Plotting code records:

┏━━

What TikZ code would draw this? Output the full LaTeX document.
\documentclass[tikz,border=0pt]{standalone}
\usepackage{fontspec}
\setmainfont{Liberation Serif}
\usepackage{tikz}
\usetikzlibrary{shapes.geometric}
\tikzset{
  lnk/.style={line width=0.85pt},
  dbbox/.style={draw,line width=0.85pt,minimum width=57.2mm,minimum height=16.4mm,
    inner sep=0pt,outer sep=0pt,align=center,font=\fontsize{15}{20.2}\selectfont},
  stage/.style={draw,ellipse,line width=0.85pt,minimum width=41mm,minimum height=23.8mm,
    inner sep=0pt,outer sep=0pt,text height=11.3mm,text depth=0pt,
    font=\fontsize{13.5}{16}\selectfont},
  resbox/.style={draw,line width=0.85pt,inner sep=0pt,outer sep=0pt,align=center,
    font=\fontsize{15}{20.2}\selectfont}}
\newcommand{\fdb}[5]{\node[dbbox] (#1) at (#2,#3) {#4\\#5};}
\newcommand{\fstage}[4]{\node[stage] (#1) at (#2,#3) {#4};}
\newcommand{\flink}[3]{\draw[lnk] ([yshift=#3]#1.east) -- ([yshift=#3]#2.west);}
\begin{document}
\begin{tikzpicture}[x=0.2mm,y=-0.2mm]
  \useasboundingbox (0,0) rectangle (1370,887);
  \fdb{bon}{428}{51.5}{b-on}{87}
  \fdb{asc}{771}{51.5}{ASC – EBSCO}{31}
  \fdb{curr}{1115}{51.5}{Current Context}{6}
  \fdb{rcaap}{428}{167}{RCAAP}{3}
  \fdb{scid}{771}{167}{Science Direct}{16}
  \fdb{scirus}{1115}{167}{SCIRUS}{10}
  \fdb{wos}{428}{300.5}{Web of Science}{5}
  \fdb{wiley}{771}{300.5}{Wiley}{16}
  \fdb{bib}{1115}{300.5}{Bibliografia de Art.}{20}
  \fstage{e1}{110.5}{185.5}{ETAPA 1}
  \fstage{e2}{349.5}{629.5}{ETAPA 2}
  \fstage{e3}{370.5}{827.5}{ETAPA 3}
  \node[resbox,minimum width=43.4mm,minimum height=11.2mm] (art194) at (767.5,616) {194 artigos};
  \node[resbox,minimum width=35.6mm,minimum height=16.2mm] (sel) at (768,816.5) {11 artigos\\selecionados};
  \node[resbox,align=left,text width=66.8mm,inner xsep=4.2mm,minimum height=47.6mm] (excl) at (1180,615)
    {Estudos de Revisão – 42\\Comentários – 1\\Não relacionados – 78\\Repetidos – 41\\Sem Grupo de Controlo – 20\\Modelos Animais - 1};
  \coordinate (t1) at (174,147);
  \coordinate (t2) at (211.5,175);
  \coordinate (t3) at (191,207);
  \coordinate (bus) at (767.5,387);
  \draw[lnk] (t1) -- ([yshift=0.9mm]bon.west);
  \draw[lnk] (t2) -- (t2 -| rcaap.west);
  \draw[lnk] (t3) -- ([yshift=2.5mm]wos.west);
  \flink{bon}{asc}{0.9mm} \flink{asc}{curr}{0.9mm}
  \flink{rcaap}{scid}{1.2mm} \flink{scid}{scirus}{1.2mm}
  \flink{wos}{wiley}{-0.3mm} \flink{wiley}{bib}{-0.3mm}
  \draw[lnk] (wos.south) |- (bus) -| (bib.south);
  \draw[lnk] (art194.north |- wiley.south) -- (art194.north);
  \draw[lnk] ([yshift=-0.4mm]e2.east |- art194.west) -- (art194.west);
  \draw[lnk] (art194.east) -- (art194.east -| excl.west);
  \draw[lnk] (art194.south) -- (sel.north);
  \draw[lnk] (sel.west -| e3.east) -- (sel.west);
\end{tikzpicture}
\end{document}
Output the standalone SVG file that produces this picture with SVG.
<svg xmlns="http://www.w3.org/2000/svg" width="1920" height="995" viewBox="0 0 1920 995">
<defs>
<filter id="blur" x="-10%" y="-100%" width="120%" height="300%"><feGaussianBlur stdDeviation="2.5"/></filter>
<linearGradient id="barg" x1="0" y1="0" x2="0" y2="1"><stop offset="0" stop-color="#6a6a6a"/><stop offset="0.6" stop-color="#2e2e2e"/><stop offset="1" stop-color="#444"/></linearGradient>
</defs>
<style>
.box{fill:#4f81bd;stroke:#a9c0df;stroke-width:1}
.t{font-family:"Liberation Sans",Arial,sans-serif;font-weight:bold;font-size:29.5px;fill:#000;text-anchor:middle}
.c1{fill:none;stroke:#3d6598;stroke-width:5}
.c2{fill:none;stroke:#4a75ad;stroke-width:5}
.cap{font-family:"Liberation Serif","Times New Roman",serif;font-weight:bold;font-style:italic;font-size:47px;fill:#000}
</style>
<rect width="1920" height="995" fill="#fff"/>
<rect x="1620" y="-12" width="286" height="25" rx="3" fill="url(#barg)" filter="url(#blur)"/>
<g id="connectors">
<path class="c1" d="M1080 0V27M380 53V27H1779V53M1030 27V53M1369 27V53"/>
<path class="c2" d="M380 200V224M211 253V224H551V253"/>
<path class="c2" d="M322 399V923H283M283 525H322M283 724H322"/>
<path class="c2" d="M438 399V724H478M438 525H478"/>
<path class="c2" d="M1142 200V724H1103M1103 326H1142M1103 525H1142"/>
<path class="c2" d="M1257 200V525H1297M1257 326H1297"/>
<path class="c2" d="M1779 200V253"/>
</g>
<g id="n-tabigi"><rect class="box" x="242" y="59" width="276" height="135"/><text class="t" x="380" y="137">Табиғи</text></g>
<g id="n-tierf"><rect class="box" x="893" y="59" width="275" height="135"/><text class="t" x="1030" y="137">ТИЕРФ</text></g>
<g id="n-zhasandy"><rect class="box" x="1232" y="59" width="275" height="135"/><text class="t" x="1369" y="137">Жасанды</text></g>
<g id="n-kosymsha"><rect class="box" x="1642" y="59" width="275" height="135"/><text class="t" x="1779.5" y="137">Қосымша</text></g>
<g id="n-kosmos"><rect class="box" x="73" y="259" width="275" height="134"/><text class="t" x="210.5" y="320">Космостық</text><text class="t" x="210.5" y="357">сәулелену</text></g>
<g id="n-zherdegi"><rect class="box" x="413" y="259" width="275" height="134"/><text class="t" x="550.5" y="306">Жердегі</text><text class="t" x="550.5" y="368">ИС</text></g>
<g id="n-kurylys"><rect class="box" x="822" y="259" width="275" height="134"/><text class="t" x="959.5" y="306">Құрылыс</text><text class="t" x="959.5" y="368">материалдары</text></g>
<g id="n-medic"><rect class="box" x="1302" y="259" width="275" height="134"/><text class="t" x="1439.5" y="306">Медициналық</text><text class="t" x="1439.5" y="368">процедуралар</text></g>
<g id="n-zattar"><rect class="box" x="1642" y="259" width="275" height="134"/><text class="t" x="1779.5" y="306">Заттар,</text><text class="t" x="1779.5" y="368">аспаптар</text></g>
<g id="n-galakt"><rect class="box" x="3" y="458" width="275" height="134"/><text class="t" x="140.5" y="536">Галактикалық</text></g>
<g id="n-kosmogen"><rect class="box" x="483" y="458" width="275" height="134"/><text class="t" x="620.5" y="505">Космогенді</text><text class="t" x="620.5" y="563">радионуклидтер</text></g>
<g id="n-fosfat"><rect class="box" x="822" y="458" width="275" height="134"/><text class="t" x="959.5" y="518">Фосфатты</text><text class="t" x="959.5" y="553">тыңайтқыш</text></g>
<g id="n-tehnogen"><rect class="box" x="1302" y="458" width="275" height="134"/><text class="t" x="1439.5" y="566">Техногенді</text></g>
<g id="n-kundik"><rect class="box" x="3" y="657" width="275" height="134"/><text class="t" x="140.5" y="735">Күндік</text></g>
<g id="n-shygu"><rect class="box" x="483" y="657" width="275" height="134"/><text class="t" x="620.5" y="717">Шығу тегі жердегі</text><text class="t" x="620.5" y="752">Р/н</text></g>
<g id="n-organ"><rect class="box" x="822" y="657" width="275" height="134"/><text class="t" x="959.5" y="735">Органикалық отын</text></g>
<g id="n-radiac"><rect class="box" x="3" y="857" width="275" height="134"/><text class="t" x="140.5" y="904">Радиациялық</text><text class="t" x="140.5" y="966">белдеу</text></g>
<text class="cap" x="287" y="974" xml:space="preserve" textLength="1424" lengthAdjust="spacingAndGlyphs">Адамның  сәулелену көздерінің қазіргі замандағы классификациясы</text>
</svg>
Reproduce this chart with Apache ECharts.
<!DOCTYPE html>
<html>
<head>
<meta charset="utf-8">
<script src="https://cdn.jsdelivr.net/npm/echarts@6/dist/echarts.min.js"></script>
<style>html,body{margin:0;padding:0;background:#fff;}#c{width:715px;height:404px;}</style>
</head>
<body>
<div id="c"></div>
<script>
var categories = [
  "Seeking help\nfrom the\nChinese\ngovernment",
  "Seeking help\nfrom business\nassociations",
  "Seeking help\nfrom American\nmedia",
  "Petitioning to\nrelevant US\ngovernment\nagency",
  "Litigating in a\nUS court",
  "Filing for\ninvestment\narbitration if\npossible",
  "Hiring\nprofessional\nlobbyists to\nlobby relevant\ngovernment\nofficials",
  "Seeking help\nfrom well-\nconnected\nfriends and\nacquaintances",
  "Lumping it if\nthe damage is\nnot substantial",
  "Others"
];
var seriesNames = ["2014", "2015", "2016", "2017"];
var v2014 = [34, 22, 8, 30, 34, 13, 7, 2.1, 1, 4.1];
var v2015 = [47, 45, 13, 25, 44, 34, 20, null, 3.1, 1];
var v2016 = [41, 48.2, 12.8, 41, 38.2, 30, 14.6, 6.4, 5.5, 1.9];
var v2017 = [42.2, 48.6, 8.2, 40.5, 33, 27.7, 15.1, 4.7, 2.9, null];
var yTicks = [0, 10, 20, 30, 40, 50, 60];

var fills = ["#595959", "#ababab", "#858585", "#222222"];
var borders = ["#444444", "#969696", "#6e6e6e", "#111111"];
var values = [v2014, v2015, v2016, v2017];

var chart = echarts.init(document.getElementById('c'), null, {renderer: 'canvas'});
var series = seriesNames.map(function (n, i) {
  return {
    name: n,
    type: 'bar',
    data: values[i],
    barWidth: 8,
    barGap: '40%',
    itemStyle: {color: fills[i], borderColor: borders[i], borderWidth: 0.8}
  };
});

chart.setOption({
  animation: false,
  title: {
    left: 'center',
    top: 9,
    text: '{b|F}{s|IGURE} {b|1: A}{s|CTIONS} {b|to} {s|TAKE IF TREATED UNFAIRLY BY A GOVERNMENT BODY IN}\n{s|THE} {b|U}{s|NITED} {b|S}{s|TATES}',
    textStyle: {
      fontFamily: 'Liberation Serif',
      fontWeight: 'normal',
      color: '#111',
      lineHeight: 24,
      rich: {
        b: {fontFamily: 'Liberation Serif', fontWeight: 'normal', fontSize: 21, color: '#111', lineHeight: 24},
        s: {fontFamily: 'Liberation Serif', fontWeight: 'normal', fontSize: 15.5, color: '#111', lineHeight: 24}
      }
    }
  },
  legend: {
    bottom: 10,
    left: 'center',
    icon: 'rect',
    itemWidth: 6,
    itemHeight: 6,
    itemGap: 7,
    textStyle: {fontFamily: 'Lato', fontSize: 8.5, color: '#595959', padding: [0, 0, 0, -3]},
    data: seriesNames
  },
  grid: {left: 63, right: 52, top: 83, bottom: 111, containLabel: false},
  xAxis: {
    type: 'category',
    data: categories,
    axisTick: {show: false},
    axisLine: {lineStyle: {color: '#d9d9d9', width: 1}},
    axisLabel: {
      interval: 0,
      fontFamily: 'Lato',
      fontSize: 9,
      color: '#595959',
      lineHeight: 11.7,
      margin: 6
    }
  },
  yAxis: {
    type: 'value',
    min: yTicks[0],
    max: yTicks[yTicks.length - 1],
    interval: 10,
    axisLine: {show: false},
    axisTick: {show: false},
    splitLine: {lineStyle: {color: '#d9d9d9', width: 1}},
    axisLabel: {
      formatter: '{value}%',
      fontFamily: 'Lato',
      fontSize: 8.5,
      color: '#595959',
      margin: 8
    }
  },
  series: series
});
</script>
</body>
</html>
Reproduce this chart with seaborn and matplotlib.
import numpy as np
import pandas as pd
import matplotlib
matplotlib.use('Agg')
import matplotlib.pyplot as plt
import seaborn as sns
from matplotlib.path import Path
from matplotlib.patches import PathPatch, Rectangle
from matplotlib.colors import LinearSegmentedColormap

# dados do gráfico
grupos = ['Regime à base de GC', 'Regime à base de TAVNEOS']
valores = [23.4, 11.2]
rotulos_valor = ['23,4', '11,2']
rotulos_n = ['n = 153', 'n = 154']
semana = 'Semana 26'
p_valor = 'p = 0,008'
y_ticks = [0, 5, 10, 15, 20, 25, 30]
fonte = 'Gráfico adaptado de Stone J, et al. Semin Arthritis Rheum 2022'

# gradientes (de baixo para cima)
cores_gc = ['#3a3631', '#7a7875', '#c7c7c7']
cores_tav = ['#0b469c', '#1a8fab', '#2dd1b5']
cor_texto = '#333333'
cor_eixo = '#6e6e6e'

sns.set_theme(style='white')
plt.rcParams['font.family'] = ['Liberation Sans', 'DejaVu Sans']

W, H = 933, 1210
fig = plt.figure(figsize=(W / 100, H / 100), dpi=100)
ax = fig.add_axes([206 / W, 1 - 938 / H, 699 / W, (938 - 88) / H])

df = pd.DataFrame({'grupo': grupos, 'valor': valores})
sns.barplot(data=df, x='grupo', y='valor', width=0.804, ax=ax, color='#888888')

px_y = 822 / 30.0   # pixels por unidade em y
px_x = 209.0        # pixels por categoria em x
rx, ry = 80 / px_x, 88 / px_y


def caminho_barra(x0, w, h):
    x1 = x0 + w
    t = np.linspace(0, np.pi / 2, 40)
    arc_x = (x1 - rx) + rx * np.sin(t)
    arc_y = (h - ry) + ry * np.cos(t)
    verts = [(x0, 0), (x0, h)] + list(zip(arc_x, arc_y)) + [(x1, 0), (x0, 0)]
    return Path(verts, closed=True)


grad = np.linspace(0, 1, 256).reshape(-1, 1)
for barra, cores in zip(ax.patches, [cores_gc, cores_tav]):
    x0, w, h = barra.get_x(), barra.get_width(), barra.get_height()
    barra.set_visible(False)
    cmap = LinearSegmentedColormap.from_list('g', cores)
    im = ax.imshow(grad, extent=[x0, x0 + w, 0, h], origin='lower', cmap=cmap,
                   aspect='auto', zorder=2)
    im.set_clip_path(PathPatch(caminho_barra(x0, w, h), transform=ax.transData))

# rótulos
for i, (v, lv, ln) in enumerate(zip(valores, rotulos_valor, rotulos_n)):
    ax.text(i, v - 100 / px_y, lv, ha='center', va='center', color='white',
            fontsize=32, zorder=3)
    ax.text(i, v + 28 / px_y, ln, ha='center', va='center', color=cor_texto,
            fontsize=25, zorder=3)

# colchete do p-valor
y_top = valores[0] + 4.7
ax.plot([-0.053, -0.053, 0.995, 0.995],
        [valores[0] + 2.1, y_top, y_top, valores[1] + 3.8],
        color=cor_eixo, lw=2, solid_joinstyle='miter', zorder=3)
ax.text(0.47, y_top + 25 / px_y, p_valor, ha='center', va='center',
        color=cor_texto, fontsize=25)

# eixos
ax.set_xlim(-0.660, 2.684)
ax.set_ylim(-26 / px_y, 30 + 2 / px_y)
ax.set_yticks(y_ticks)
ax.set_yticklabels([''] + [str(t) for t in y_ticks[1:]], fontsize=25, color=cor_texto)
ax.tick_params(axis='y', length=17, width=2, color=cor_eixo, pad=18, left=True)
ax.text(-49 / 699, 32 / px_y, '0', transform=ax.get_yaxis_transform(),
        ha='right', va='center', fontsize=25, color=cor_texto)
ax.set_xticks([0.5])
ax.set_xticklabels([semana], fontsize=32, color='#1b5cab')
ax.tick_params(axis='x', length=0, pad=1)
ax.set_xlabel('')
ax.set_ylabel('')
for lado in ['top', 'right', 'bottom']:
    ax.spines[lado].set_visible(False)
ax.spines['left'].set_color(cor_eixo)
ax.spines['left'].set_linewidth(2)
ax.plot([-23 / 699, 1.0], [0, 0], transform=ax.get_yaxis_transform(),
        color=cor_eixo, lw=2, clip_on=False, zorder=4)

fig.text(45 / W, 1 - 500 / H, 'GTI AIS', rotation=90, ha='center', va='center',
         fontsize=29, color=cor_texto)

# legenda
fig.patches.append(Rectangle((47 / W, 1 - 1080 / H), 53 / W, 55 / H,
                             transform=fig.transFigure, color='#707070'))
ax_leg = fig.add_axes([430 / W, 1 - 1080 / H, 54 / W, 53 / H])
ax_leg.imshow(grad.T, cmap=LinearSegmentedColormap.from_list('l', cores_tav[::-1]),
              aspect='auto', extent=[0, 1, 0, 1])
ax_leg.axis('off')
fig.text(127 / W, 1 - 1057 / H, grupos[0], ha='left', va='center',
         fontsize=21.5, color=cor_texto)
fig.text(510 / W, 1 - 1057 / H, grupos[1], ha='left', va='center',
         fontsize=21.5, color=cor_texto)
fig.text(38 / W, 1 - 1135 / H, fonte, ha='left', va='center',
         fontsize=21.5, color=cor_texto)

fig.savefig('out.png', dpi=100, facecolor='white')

┗━━

# What you should do
Everything from the line with "Reproduce this chart with seaborn" through the line with "from matplotlib.colors import" is to be output exactly; leave out all other lines.

# Answer for this exercise
Reproduce this chart with seaborn and matplotlib.
import numpy as np
import pandas as pd
import matplotlib
matplotlib.use('Agg')
import matplotlib.pyplot as plt
import seaborn as sns
from matplotlib.path import Path
from matplotlib.patches import PathPatch, Rectangle
from matplotlib.colors import LinearSegmentedColormap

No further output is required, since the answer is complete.